# t-shirt marketing/ packaging *PICTURE*



## jlcanterbury (Jul 26, 2007)

i guess t-shirt marketing has taken a turn for the... 'creative'... side. Ha well i guess it's an original idea... I would want that toy 

Have you seen any other creative packaging ideas like this?


----------



## dfalk (Apr 11, 2007)

That's crazy! It's a unique idea and it would definitally draw attention to it. Is this how the shirt is found in a store? I would think there would be some drawbacks to having your shirts packaged this way such as the inability feel the shirt or try it on. I would probably see it and say that's pretty cool and then just keep walking.
Is this a shirt that you purchased?


----------



## jlcanterbury (Jul 26, 2007)

no, i didn't buy this. i saw it while browsing karmaloop.com

i'm not sure if it appears this way in stores, or if this shirt even sells in retail stores. just thought it was interesting packaging...


----------



## Xeon (Aug 11, 2007)

Well, you can also out your t-shirts in cute little cans, like the ones in ucanit.com

By the way, that toy packaging is a very original way of packaging.
We all wish we could do that, but it's insanely expensive...just think of the cost....you need to be a industry giant to pull that off.

See ye',
Xeon.


----------



## Rodney (Nov 3, 2004)

dfalk said:


> That's crazy! It's a unique idea and it would definitally draw attention to it. Is this how the shirt is found in a store?
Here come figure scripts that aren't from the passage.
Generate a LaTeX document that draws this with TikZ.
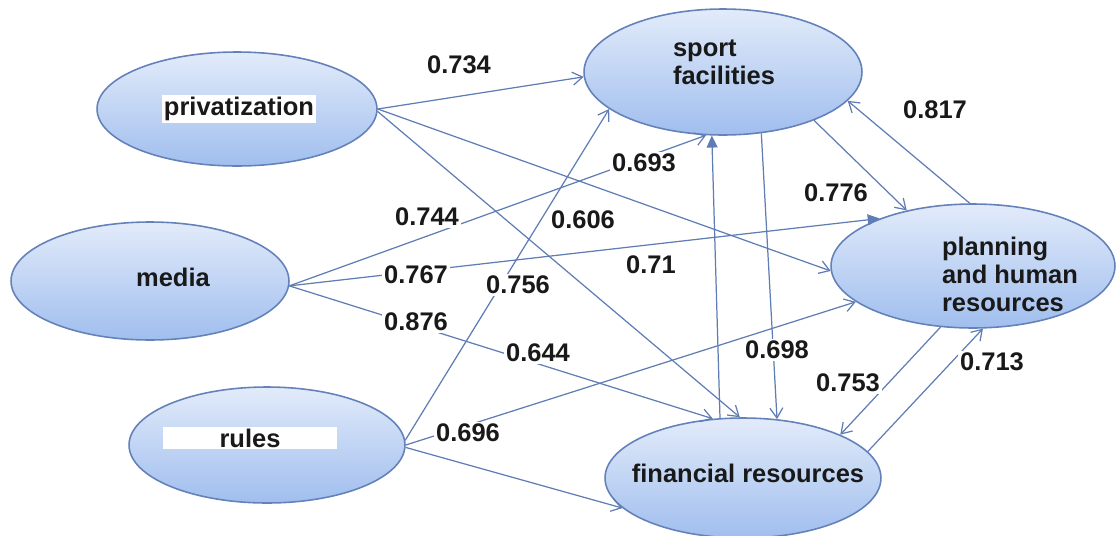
\documentclass[tikz,border=0pt]{standalone}
\usepackage{fontspec}
\setmainfont{Liberation Sans}
\usepackage{tikz}
\usetikzlibrary{shapes.geometric, arrows.meta}

\definecolor{elltop}{RGB}{226,235,250}
\definecolor{ellbot}{RGB}{160,190,238}
\definecolor{ellline}{RGB}{100,130,185}
\definecolor{pathblue}{RGB}{95,125,180}

\begin{document}
\begin{tikzpicture}[
    x=0.02cm, y=-0.02cm,
    construct/.style={ellipse, draw=ellline, line width=0.9pt, top color=elltop, bottom color=ellbot, inner sep=0pt},
    title/.style={font=\fontsize{14.5}{16}\selectfont\bfseries, text=black!90, align=left, inner sep=1pt},
    weight/.style={font=\fontsize{14.5}{16}\selectfont\bfseries, text=black!90, fill=white, inner sep=1pt},
    arrow/.style={draw=pathblue, line width=0.7pt, -{Straight Barb[length=2mm, width=2.6mm]}},
    fatarrow/.style={draw=pathblue, line width=0.7pt, -{Triangle[length=2.4mm, width=2.2mm]}},
]
    \useasboundingbox (0,0) rectangle (1120,535);

    % latent constructs
    \node (priv) [construct, minimum width=5.6cm, minimum height=2.28cm] at (237,109) {};
    \node (media) [construct, minimum width=5.56cm, minimum height=2.36cm] at (150,281) {};
    \node (rules) [construct, minimum width=5.52cm, minimum height=2.32cm] at (267,445) {};
    \node (sport) [construct, minimum width=5.56cm, minimum height=2.52cm] at (723,72) {};
    \node (plan) [construct, minimum width=5.68cm, minimum height=2.48cm] at (973,266) {};
    \node (fin) [construct, minimum width=5.52cm, minimum height=2.4cm] at (743,478) {};

    % construct titles
    \node (priv_txt) [title, fill=white] at (239,109) {privatization};
    \node (media_txt) [title] at (173,277) {media};
    \node (rules_txt) [title, fill=white, minimum width=3.5cm, align=center] at (250,438) {rules};
    \node (sport_txt) [title] at (724,62) {sport\\facilities};
    \node (plan_txt) [title] at (1010,274) {planning\\and human\\resources};
    \node (fin_txt) [title] at (748,473) {financial resources};

    % paths from privatization
    \draw [arrow] (priv.east) -- (sport.182);
    \draw [arrow] (priv.east) -- (plan.182);
    \draw [arrow] (priv.-1) -- (fin.93);

    % paths from media
    \draw [arrow] (media.-2) -- (sport.255);
    \draw [fatarrow] (media.-2) -- (plan.153);
    \draw [arrow] (media.-2) -- (fin.117);

    % paths from rules
    \draw [arrow] (rules.2) -- (sport.198);
    \draw [arrow] (rules.0) -- (plan.197);
    \draw [arrow] (rules.-1) -- (fin.194);

    % paths among the outcomes
    \draw [fatarrow, {Triangle[length=2.4mm, width=2.2mm]}-] (sport.260) -- (fin.111);
    \draw [arrow] (sport.-58) -- (fin.60);
    \draw [arrow] (sport.-28) -- (plan.140);
    \draw [arrow] (plan.93) -- (sport.-13);
    \draw [arrow] (plan.242) -- (fin.24);
    \draw [arrow] (fin.12) -- (plan.279);

    % path weights
    \node (w_734) [weight] at (459,65) {0.734};
    \node (w_817) [weight] at (935,110) {0.817};
    \node (w_693) [weight] at (644,163) {0.693};
    \node (w_776) [weight] at (836,193) {0.776};
    \node (w_744) [weight] at (427,217) {0.744};
    \node (w_606) [weight] at (583,220) {0.606};
    \node (w_767) [weight] at (416,275) {0.767};
    \node (w_71) [weight] at (651,265) {0.71};
    \node (w_756) [weight] at (518,285) {0.756};
    \node (w_876) [weight] at (416,322) {0.876};
    \node (w_644) [weight] at (538,353) {0.644};
    \node (w_698) [weight] at (777,350) {0.698};
    \node (w_753) [weight] at (848,383) {0.753};
    \node (w_713) [weight] at (992,362) {0.713};
    \node (w_696) [weight] at (468,433) {0.696};

\end{tikzpicture}
\end{document}
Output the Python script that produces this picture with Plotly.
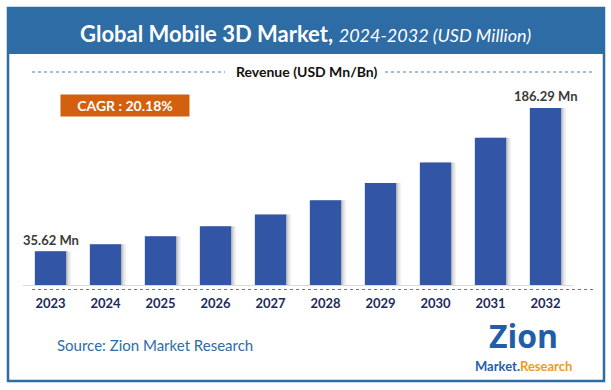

I would think there would be some drawbacks to having your shirts packaged this way such as the inability feel the shirt or try it on. I would probably see it and say that's pretty cool and then just keep walking.
> Is this a shirt that you purchased?


Neat packaging idea!

One way to overcome the "can't touch it" obstacle would be to make a circle cut out in the packaging so someone could reach in and touch the tee.

You could also put a sizing chart printed on the back to help people know what size to wear.

Packaging like that usually has minimums of 10,000+ pieces


----------



## dfalk (Apr 11, 2007)

Rodney said:


> Neat packaging idea!
> 
> One way to overcome the "can't touch it" obstacle would be to make a circle cut out in the packaging so someone could reach in and touch the tee.
> 
> ...


 
I do agree, it is a very unique and eye catching packaging idea. The problem is that for a guy like me, I like to hold the shirt up and see what the cut is like. If they put a sizing chart on the back of the package, I would look at it and wonder, "what are all these numbers?" All I know is that I am a medium and I don't want the armpits super tight and I don't want the thing big and baggy. 
It is a good idea though.


----------



## MiNGLED (Aug 22, 2007)

This is a gimmicky way to sell t-shirts but what a gimmick! I can see this selling to kids (not sure about the logo in that case, hmmm?) who are not so concerned about quality, fit and just want something with a 'Free toy', especially if there are many to collect. But it's a bit beyond most people here I expect.


----------



## sunnydayz (Jun 22, 2007)

One way to overcome the problem of feel and seeing the cut of the shirt would be to have a display where your products hang and have a loose tee hanging on the display as an example. it is a very cool package.

Bobbie


----------



## GreenJumpSuit (Jun 5, 2007)

Where would you find a place that could hook you up with cool packaging?


----------



## Rodney (Nov 3, 2004)

GreenJumpSuit said:


> Where would you find a place that could hook you up with cool packaging?


I think the terms in google you would search for are: *flexible packaging*


----------



## jki540 (May 29, 2007)

i think most people want to touch and hold up what they're about to buy. but then again, look how much attention this idea has received on the forum! pretty original.


----------